But there is, in fact, language to counter to the charge of “racism.” There is a word that has the same incantatory power—and, unlike the charge of “racism,” it happens to be accurate. That word is “Treason.”
Of course Rep. Steve King was accused of “racism” when he noted recently that the much-mythologized young illegal aliens who become high school valedictorians are far outnumbered by those who enter as drug mules—for example, by professional token Hispanic columnist Ruben Navarrette here. The charge, needless to say, caused Establishment Republicans to flee in panic.
Why “of course”? Because the modern definition of “racism” is “someone who is winning an argument with a liberal”—or, too often nowadays, with a libertarian or with a cheap-labor Republican.
(And King did indeed win the argument. The simple fact is that drug mules among young illegal aliens do indeed outnumber valedictorians by a factor of quite possibly a hundred or more—especially because most of the “valedictorians” recently touted in the Main Stream Media turn out to be frauds).

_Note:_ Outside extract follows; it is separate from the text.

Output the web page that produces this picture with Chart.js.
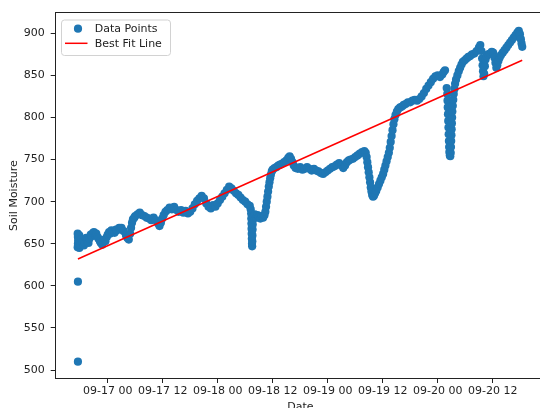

But the King kerfuffle raises a more general point. Not even the accusation of witchcraft in Colonial Salem had the same irrational power as the accusation of “racism” in American politics today.
Thus currently fear of being accused of “racism” is a huge problem for opponents of the S.744, the 2013 Rubio-Schumer Amnesty/ Immigration Surge act, which has been steamrollered through the Senate and which the House is now being pressured to pass. (This is what provoked King’s comment). Many live in terror that someone in their coalition of supporters might be revealed to be “racist.” (Or accused of it by the MSM, which amounts to the same thing).